Bisogna aspettare il terzo grado di giudizio per fare in modo che la violenza domestica venga riportata in sede di Ctu o bastano le denunce o i racconti del bambino?

“Io credo che, in prima istanza, sino ad arrivare al terzo grado di giudizio, il minore debba essere sempre tutelato, preventivamente, previamente. Poi quello che succederà si vedrà. Ritengo però che sia molto più adeguato tentare di mantenere, anche se in forma protetta, un rapporto con il genitore, perché spezzare un legame con un genitore è molto nocivo per un figlio. Perché spezza l’immagine interna di quel genitore, che poi avrà effetti devastanti durante la crescita”.

Le chiedo un commento del caso di Laura Massaro. Il bambino è stato 9 anni con la madre ma è stato disposto l’allontanamento e la collocazione con il padre. Lei ha detto che gli allontanamenti sono l’ultima spiaggia. Nel caso Massaro è stata raggiunta l’ultima spiaggia? Se sì, perché?

“Quando si arriva a decretare l’allontanamento di un minore penso che non si possa fare nient’altro di diverso. Sono state fatte una serie di cose durante tutti questi anni e credo che se un bambino viene collocato dal padre, quindi non in una casa famiglia ma dall’altro genitore, significa che ci sono state valutazioni approfondite, io questo lo voglio dire con grandissima serenità e forza”.

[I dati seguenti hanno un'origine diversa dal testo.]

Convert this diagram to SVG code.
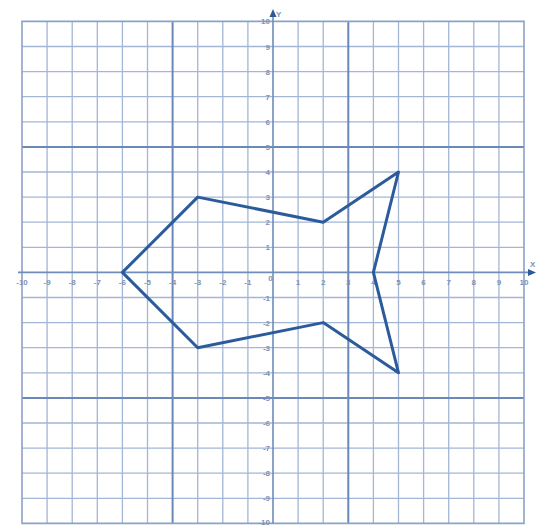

La madre però ha denunciato il padre per stalking e denuncia anche l’omissione di alcuni aspetti nelle relazioni (“Non è stata presa in considerazione alcuna memoria difensiva”, aveva dichiarato Massaro alla Dire, ndr)?

“Però queste sono dichiarazioni fatte dalla madre, qualcun altro avrà stabilito il penale e civile, che invece forse tutto questo non c’era e che il rapporto con il bambino non ha intaccato il legame con questo genitore. Quando si arriva a decretare situazioni di questo genere vuol dire che ci sono stati approfondimenti specifici”.

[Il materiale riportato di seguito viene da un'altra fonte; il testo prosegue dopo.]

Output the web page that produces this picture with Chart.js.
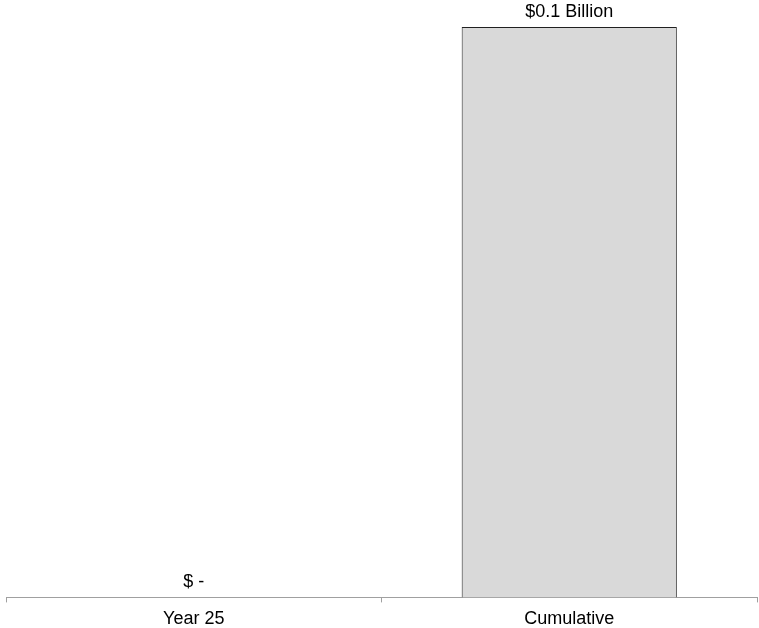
<!DOCTYPE html>
<html>
<head>
<meta charset="utf-8">
<script src="https://cdn.jsdelivr.net/npm/chart.js@4"></script>
<style>
  html, body { margin: 0; padding: 0; background: #fff; }
  #wrap { width: 759px; height: 628px; }
</style>
</head>
<body>
<div id="wrap"><canvas id="myChart" width="759" height="628"></canvas></div>
<script>
const categories = ['Year 25', 'Cumulative'];
const values = [0, 0.1];
const valueLabels = ['$ -', '$0.1 Billion'];

// draws the value text above each bar
const barLabels = {
    id: 'barLabels',
    afterDatasetsDraw(chart) {
        const ctx = chart.ctx;
        const meta = chart.getDatasetMeta(0);
        ctx.save();
        ctx.font = '18px "Liberation Sans", Arial, sans-serif';
        ctx.fillStyle = '#000';
        ctx.textAlign = 'center';
        ctx.textBaseline = 'middle';
        meta.data.forEach((bar, i) => {
            ctx.fillText(valueLabels[i], bar.x, bar.y - 15);
        });
        ctx.restore();
    }
};

const ctx = document.getElementById('myChart').getContext('2d');
new Chart(ctx, {
    type: 'bar',
    data: {
        labels: categories,
        datasets: [{
            data: values,
            backgroundColor: '#d9d9d9',
            borderColor: '#202020',
            borderWidth: 1,
            barPercentage: 0.573,
            categoryPercentage: 1
        }]
    },
    options: {
        responsive: false,
        animation: false,
        layout: { padding: { top: 27, left: 6, right: 2, bottom: -8 } },
        plugins: {
            legend: { display: false },
            tooltip: { enabled: false }
        },
        scales: {
            x: {
                border: { display: true, color: '#a0a0a0', width: 1 },
                grid: {
                    drawOnChartArea: false,
                    drawTicks: true,
                    tickLength: 5,
                    color: '#a0a0a0'
                },
                ticks: {
                    color: '#000',
                    padding: 6,
                    font: { family: '"Liberation Sans", Arial, sans-serif', size: 18 }
                }
            },
            y: {
                display: false,
                min: 0,
                max: 0.1
            }
        }
    },
    plugins: [barLabels]
});
</script>
</body>
</html>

La madre però è stata definita alienante e all’interno della relazione si è fatto ricorso ancora una volta all’alienazione parentale?

“Io ritengo che sicuramente la madre e il padre avranno fatto degli errori per decretare questo tipo di situazione. Sicuramente ci sono delle situazioni che portano a questo, per il fatto stesso che un minore aderisce ad un genitore. Anche per il solo fatto di essere con lui 24 ore su 24, con quel genitore, diventa molto adesivo, ne riprende i sentimenti, i ricordi. C’è in qualche modo una destrutturazione della realtà che il bambino fa per difendersi in qualche misura, per trovare un adattamento e mantenere coesa la struttura del proprio sé”.

Quindi, come si spiega che l’alienazione parentale viene utilizzata nei tribunali per allontanare dei bambini dalle proprie madri anche se non è stata riconosciuta dalla comunità scientifica?

“Viene utilizzata nel momento in cui il fenomeno esiste. Esiste il fenomeno di situazioni per le quali alcuni figli vengono strumentalizzati, se così vogliamo dire, per affermare l’inadeguatezza dell’altro genitore. Questo purtroppo succede. E invece noi dobbiamo aiutarli a capire che un figlio, un bambino, un minore può crescere bene e può diventare un adulto migliore solo se questi genitori smettono di pensare che uno è assolutamente buono e l’altro è assolutamente cattivo, portando a questa scissione che spesso lo stesso minore deve fare per autotutelarsi”.